Ganz konkret geht es Lohnert um die Frage, ob ein gemeinsames Projekt etwa dazu führen könnte, dass die kolumbianische Schule - das Colegio Fervan - mit einem Unternehmen aus der Metropolregion vernetzt wird. Schüler von dort könnten Praktika und Ausbildungen hier absolvieren und als ausgebildete Kräfte in ihr Land zurückkehren. Und dort weitergeben, was Nachhaltigkeit bedeutet.
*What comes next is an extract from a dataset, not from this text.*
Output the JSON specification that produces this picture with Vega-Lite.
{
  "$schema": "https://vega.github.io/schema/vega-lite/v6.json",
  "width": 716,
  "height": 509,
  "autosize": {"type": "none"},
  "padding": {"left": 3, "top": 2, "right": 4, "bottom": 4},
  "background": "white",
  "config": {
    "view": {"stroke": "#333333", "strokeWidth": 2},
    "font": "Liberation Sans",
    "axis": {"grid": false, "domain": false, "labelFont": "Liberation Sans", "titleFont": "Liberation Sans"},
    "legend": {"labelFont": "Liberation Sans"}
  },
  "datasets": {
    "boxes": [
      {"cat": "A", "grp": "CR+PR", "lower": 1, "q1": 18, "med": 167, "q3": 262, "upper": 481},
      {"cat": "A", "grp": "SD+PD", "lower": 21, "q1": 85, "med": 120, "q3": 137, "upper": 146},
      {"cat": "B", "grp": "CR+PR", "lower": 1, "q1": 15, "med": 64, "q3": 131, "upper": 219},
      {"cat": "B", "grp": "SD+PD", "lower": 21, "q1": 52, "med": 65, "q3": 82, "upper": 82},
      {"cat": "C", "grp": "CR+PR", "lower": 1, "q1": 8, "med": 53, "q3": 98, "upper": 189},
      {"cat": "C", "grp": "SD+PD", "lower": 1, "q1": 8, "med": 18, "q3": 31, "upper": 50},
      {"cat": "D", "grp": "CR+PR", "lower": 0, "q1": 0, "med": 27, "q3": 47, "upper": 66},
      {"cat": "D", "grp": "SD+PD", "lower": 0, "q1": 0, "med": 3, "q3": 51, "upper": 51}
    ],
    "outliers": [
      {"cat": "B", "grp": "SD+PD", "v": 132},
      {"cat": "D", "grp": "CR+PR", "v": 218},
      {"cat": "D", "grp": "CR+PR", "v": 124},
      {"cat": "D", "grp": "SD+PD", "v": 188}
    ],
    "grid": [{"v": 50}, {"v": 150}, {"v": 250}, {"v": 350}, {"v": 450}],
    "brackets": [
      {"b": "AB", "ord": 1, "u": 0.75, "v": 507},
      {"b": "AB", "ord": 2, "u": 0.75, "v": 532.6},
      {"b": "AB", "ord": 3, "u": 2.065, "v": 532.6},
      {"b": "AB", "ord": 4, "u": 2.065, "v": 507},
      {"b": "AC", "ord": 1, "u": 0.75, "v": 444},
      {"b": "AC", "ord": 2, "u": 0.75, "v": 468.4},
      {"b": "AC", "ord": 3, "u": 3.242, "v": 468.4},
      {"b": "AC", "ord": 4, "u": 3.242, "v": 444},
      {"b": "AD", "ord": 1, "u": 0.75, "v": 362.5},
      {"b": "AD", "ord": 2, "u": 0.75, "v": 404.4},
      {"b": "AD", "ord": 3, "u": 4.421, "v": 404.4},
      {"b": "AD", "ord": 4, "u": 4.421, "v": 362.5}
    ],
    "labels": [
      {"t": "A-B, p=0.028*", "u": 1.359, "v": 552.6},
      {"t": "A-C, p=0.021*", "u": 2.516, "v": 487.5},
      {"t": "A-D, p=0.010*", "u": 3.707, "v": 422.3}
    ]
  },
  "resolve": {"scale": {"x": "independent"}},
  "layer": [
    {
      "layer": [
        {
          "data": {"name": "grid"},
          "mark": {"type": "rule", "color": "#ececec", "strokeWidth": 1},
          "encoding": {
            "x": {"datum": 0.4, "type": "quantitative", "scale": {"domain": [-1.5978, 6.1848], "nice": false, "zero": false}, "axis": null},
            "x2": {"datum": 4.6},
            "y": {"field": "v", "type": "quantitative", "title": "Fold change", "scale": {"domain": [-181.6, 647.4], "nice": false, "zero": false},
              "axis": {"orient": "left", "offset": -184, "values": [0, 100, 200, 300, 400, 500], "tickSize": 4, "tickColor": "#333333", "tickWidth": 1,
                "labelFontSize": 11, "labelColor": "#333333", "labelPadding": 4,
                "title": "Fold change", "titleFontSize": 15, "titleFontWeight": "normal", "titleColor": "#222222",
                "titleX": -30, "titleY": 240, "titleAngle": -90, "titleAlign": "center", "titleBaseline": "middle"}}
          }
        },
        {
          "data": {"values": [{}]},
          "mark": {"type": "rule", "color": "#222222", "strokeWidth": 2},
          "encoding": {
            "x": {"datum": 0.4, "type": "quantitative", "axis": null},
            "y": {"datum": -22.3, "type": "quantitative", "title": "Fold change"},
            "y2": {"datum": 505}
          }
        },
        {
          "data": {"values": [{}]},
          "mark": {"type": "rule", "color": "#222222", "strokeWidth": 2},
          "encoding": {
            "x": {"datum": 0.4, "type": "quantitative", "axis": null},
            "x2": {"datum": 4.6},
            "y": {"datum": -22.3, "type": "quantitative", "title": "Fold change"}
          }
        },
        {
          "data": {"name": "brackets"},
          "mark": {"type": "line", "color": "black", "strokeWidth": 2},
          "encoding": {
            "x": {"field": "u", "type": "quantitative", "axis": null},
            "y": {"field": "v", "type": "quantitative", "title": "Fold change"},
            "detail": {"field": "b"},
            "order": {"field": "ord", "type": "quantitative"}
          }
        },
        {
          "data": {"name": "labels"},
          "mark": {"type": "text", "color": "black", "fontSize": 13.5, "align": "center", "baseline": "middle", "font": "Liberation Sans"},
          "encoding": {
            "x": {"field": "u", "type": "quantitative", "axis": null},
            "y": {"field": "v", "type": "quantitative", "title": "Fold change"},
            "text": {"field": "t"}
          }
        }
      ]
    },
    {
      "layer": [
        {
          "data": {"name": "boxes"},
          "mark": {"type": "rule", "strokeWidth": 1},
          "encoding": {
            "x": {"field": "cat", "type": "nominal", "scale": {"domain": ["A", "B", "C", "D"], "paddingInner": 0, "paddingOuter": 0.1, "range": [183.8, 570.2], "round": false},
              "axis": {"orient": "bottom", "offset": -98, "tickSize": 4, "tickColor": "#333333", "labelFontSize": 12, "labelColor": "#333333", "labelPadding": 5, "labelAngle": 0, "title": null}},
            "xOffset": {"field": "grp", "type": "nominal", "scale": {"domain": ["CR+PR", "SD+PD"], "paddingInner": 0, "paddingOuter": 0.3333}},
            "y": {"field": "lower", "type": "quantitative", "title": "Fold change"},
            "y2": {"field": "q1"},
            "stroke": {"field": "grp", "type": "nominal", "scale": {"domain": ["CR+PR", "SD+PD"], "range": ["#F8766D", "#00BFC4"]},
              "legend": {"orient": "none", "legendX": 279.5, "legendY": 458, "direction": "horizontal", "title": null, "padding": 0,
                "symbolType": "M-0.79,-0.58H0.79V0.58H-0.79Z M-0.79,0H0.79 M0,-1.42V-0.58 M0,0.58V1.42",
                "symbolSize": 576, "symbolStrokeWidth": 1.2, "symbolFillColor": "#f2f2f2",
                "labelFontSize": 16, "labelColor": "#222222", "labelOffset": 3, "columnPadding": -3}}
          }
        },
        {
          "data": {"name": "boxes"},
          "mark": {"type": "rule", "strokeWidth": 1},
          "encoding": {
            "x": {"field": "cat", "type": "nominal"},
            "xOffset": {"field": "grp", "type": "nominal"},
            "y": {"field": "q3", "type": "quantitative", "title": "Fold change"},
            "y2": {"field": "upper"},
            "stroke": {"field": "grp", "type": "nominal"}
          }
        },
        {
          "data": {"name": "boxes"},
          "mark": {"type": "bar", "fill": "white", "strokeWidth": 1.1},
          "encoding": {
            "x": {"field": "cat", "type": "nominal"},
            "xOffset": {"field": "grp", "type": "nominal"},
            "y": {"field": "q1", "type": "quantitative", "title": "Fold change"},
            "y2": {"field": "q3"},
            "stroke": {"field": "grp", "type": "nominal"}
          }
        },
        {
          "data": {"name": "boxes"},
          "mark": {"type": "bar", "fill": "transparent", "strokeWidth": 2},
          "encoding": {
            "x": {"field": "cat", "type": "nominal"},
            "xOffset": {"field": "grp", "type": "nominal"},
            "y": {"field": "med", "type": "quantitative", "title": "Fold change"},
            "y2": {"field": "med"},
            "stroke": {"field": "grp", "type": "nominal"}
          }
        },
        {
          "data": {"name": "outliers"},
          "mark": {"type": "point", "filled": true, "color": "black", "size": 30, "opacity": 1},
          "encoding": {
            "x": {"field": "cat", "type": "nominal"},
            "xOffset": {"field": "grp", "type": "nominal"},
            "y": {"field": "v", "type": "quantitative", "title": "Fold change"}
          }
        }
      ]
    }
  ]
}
Die Lohnerts haben vor Ort beobachten können, dass es mit dem Umweltschutzgedanken in Kolumbien mancherorts nicht sehr weit her ist.

Unter dem Stichwort Sustainable Development Goals („Nachhaltige Entwicklungsziele“) sollen sich mehrere Vorhaben entwickeln, die diesen Zustand ändern - und die dann möglichst oft multipliziert werden. Eine Wunschliste ist schon formuliert und reicht vom Aufbau und Betrieb einer Biogasanlage bis zur Entwicklung einer App zur Steigerung effizienter Nutzung von Wasser, Strom und Wärme. Diese Dinge sollen mit Hilfe finanzieller Unterstützung aus Deutschland in den Lehrplan der Schulen übergehen. Praxis und Theorie sollen besser miteinander verbunden werden.

Marion und Klaus Lohnert wollen mit ihrem Gang an die Öffentlichkeit Firmen zum Mitmachen bewegen. Um die Ernsthaftigkeit und die Professionalität ihres Tuns zu betonen und sichtbar zu machen, ist eine eigene Website unter fre.energy entstanden. Dort ist auch das Auftaktprojekt beschrieben, das sich mit der Pflanzung von 1000 Bäumen beschäftigt. 400 Schulkinder übernehmen Patenschaften für einen Baum. „Sie lernen Aufzucht, Hege und Bedeutung der Wälder für uns und unser Klima“, sagen die Lohnerts, die ihr Sabbatjahr beendet haben, aber deren Engagement gerade erst begonnen hat.